··· LISTED ENTRIES
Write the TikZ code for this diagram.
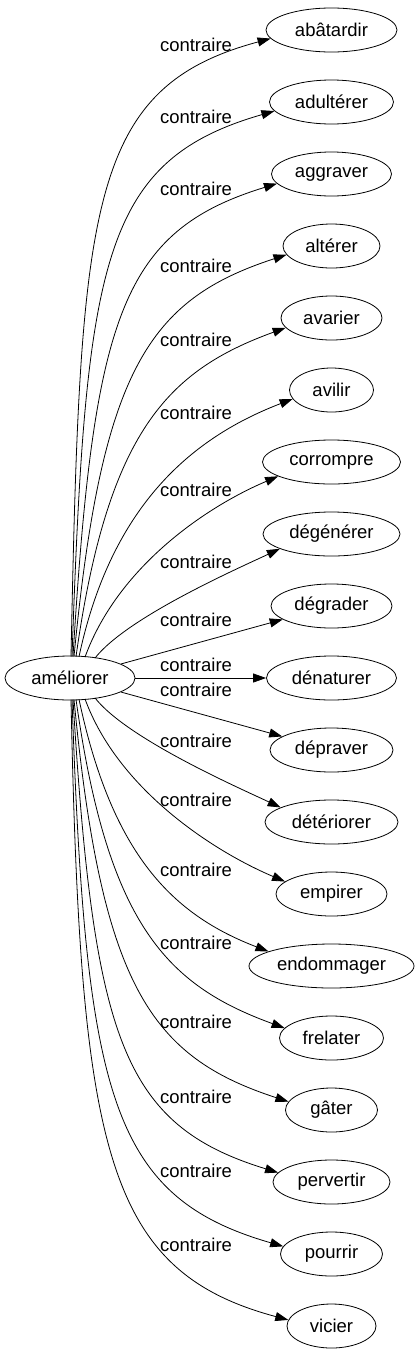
\documentclass[tikz,border=0pt]{standalone}
\usepackage{fontspec}
\setmainfont{Liberation Sans}
\usetikzlibrary{arrows.meta,shapes.geometric,calc}
\begin{document}
\begin{tikzpicture}[x=1pt,y=1pt,
  nd/.style={draw, ellipse, inner sep=0pt, minimum height=44pt, line width=0.8pt, font=\fontsize{18.5}{20}\selectfont},
  lbl/.style={inner sep=0pt, font=\fontsize{18.5}{20}\selectfont},
  edge/.style={line width=0.8pt, -{Triangle[length=13pt,width=9pt]}}]
\useasboundingbox (0,0) rectangle (419,-1355);
\node[nd, minimum width=130pt] (s) at (70,-678) {améliorer};
\foreach \txt/\w [count=\i from 0] in {abâtardir/131, adultérer/124, aggraver/120, altérer/97, avarier/101, avilir/84, corrompre/138, dégénérer/137, dégrader/121, dénaturer/130, dépraver/123, détériorer/133, empirer/111, endommager/165, frelater/104, gâter/92, pervertir/117, pourrir/102, vicier/89}{
  \node[nd, minimum width=\w pt] (t\i) at (331.5,{-30-72*\i}) {\txt};
}
\foreach \i/\ly in {0/45,1/117,2/189,3/266,4/340,5/413,6/490,7/562,8/620,9/665,10/690,11/741,12/800,13/870,14/943,15/1022,16/1097,17/1171,18/1245}{
  \node[lbl] (l\i) at (196,-\ly) {contraire};
}
\foreach \i/\dx/\h/\ao/\do/\ai/\di/\at in {
  0/1/21.5/88.8/450/195/190/188,
  1/2/21.5/88/395/196/180/189,
  2/3/21.5/86.5/340/197/163/190,
  3/4/21.5/84.5/288/198/145/191,
  4/6/21.4/82/228/200/125/192,
  5/9/21.3/78/160/201/102/193,
  6/15/20.9/70/95/203/80/195,
  7/25/19.9/52/51/205/50/196,
  11/25/-19.9/308/51/155/50/164,
  12/15/-20.9/290/95/157/80/165,
  13/9/-21.3/282/160/159/102/167,
  14/6/-21.4/278/228/160/125/168,
  15/4/-21.5/275.5/288/162/145/169,
  16/3/-21.5/273.5/340/163/163/170,
  17/2/-21.5/272/395/164/180/171,
  18/1/-21.5/271.2/450/165/190/172}{
  \draw[edge] ($(s.center)+(\dx,\h)$) .. controls +(\ao:\do) and +(\ai:\di) .. (t\i.\at);
}
\draw[edge] (s) -- (t8);
\draw[edge] (s) -- (t9);
\draw[edge] (s) -- (t10);
\end{tikzpicture}
\end{document}
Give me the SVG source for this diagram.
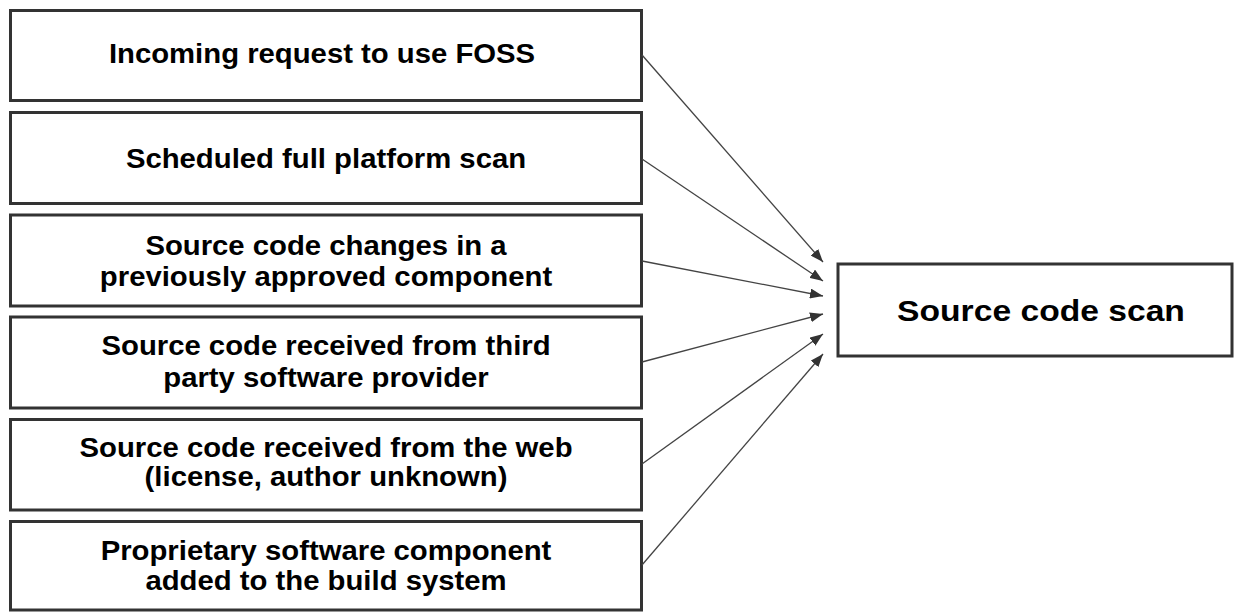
<svg xmlns="http://www.w3.org/2000/svg" width="1237" height="612" viewBox="0 0 1237 612">
<style>
.box{fill:#fff;stroke:#333;stroke-width:3}
.lbl{font-family:"Liberation Sans",Arial,sans-serif;font-weight:bold;font-size:27px;fill:#000;text-anchor:middle}
.big{font-family:"Liberation Sans",Arial,sans-serif;font-weight:bold;font-size:29px;fill:#000;text-anchor:middle}
.con{stroke:#444;stroke-width:1.3;fill:none;marker-end:url(#ah)}
</style>
<defs>
<marker id="ah" viewBox="0 0 13 10" refX="13" refY="5" markerWidth="13" markerHeight="10" markerUnits="userSpaceOnUse" orient="auto">
<path d="M0,0 L13,5 L0,10 Z" fill="#333"/>
</marker>
</defs>
<rect width="1237" height="612" fill="#fff"/>
<g id="n1"><rect class="box" x="10.5" y="10.5" width="631" height="90"/>
<text class="lbl" transform="translate(322 63) scale(1.085 1)">Incoming request to use FOSS</text></g>
<g id="n2"><rect class="box" x="10.5" y="112.5" width="631" height="91"/>
<text class="lbl" transform="translate(326 168) scale(1.085 1)">Scheduled full platform scan</text></g>
<g id="n3"><rect class="box" x="10.5" y="215" width="631" height="91"/>
<text class="lbl" transform="translate(326 255) scale(1.085 1)">Source code changes in a</text>
<text class="lbl" transform="translate(326 286) scale(1.085 1)">previously approved component</text></g>
<g id="n4"><rect class="box" x="10.5" y="317" width="631" height="91"/>
<text class="lbl" transform="translate(326 355) scale(1.085 1)">Source code received from third</text>
<text class="lbl" transform="translate(326 387) scale(1.085 1)">party software provider</text></g>
<g id="n5"><rect class="box" x="10.5" y="419.5" width="631" height="90.5"/>
<text class="lbl" transform="translate(326 457) scale(1.085 1)">Source code received from the web</text>
<text class="lbl" transform="translate(326 486) scale(1.085 1)">(license, author unknown)</text></g>
<g id="n6"><rect class="box" x="10.5" y="521.5" width="631" height="88.5"/>
<text class="lbl" transform="translate(326 560) scale(1.085 1)">Proprietary software component</text>
<text class="lbl" transform="translate(326 590) scale(1.085 1)">added to the build system</text></g>
<g id="target"><rect class="box" x="838" y="264" width="394" height="92"/>
<text class="big" transform="translate(1041 321) scale(1.16 1)">Source code scan</text></g>
<g id="connectors">
<line class="con" x1="642" y1="55" x2="823" y2="262"/>
<line class="con" x1="642" y1="159" x2="823" y2="281"/>
<line class="con" x1="642" y1="261" x2="823" y2="296"/>
<line class="con" x1="642" y1="362" x2="823" y2="314"/>
<line class="con" x1="642" y1="464" x2="823" y2="334"/>
<line class="con" x1="642" y1="565" x2="823" y2="354"/>
</g>
</svg>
······
PROBLEM REQUIREMENTS
Omit the pictures. Output every record above word for word.

EXERCISE RESULT
Write the TikZ code for this diagram.
\documentclass[tikz,border=0pt]{standalone}
\usepackage{fontspec}
\setmainfont{Liberation Sans}
\usetikzlibrary{arrows.meta,shapes.geometric,calc}
\begin{document}
\begin{tikzpicture}[x=1pt,y=1pt,
  nd/.style={draw, ellipse, inner sep=0pt, minimum height=44pt, line width=0.8pt, font=\fontsize{18.5}{20}\selectfont},
  lbl/.style={inner sep=0pt, font=\fontsize{18.5}{20}\selectfont},
  edge/.style={line width=0.8pt, -{Triangle[length=13pt,width=9pt]}}]
\useasboundingbox (0,0) rectangle (419,-1355);
\node[nd, minimum width=130pt] (s) at (70,-678) {améliorer};
\foreach \txt/\w [count=\i from 0] in {abâtardir/131, adultérer/124, aggraver/120, altérer/97, avarier/101, avilir/84, corrompre/138, dégénérer/137, dégrader/121, dénaturer/130, dépraver/123, détériorer/133, empirer/111, endommager/165, frelater/104, gâter/92, pervertir/117, pourrir/102, vicier/89}{
  \node[nd, minimum width=\w pt] (t\i) at (331.5,{-30-72*\i}) {\txt};
}
\foreach \i/\ly in {0/45,1/117,2/189,3/266,4/340,5/413,6/490,7/562,8/620,9/665,10/690,11/741,12/800,13/870,14/943,15/1022,16/1097,17/1171,18/1245}{
  \node[lbl] (l\i) at (196,-\ly) {contraire};
}
\foreach \i/\dx/\h/\ao/\do/\ai/\di/\at in {
  0/1/21.5/88.8/450/195/190/188,
  1/2/21.5/88/395/196/180/189,
  2/3/21.5/86.5/340/197/163/190,
  3/4/21.5/84.5/288/198/145/191,
  4/6/21.4/82/228/200/125/192,
  5/9/21.3/78/160/201/102/193,
  6/15/20.9/70/95/203/80/195,
  7/25/19.9/52/51/205/50/196,
  11/25/-19.9/308/51/155/50/164,
  12/15/-20.9/290/95/157/80/165,
  13/9/-21.3/282/160/159/102/167,
  14/6/-21.4/278/228/160/125/168,
  15/4/-21.5/275.5/288/162/145/169,
  16/3/-21.5/273.5/340/163/163/170,
  17/2/-21.5/272/395/164/180/171,
  18/1/-21.5/271.2/450/165/190/172}{
  \draw[edge] ($(s.center)+(\dx,\h)$) .. controls +(\ao:\do) and +(\ai:\di) .. (t\i.\at);
}
\draw[edge] (s) -- (t8);
\draw[edge] (s) -- (t9);
\draw[edge] (s) -- (t10);
\end{tikzpicture}
\end{document}
Give me the SVG source for this diagram.
<svg xmlns="http://www.w3.org/2000/svg" width="1237" height="612" viewBox="0 0 1237 612">
<style>
.box{fill:#fff;stroke:#333;stroke-width:3}
.lbl{font-family:"Liberation Sans",Arial,sans-serif;font-weight:bold;font-size:27px;fill:#000;text-anchor:middle}
.big{font-family:"Liberation Sans",Arial,sans-serif;font-weight:bold;font-size:29px;fill:#000;text-anchor:middle}
.con{stroke:#444;stroke-width:1.3;fill:none;marker-end:url(#ah)}
</style>
<defs>
<marker id="ah" viewBox="0 0 13 10" refX="13" refY="5" markerWidth="13" markerHeight="10" markerUnits="userSpaceOnUse" orient="auto">
<path d="M0,0 L13,5 L0,10 Z" fill="#333"/>
</marker>
</defs>
<rect width="1237" height="612" fill="#fff"/>
<g id="n1"><rect class="box" x="10.5" y="10.5" width="631" height="90"/>
<text class="lbl" transform="translate(322 63) scale(1.085 1)">Incoming request to use FOSS</text></g>
<g id="n2"><rect class="box" x="10.5" y="112.5" width="631" height="91"/>
<text class="lbl" transform="translate(326 168) scale(1.085 1)">Scheduled full platform scan</text></g>
<g id="n3"><rect class="box" x="10.5" y="215" width="631" height="91"/>
<text class="lbl" transform="translate(326 255) scale(1.085 1)">Source code changes in a</text>
<text class="lbl" transform="translate(326 286) scale(1.085 1)">previously approved component</text></g>
<g id="n4"><rect class="box" x="10.5" y="317" width="631" height="91"/>
<text class="lbl" transform="translate(326 355) scale(1.085 1)">Source code received from third</text>
<text class="lbl" transform="translate(326 387) scale(1.085 1)">party software provider</text></g>
<g id="n5"><rect class="box" x="10.5" y="419.5" width="631" height="90.5"/>
<text class="lbl" transform="translate(326 457) scale(1.085 1)">Source code received from the web</text>
<text class="lbl" transform="translate(326 486) scale(1.085 1)">(license, author unknown)</text></g>
<g id="n6"><rect class="box" x="10.5" y="521.5" width="631" height="88.5"/>
<text class="lbl" transform="translate(326 560) scale(1.085 1)">Proprietary software component</text>
<text class="lbl" transform="translate(326 590) scale(1.085 1)">added to the build system</text></g>
<g id="target"><rect class="box" x="838" y="264" width="394" height="92"/>
<text class="big" transform="translate(1041 321) scale(1.16 1)">Source code scan</text></g>
<g id="connectors">
<line class="con" x1="642" y1="55" x2="823" y2="262"/>
<line class="con" x1="642" y1="159" x2="823" y2="281"/>
<line class="con" x1="642" y1="261" x2="823" y2="296"/>
<line class="con" x1="642" y1="362" x2="823" y2="314"/>
<line class="con" x1="642" y1="464" x2="823" y2="334"/>
<line class="con" x1="642" y1="565" x2="823" y2="354"/>
</g>
</svg>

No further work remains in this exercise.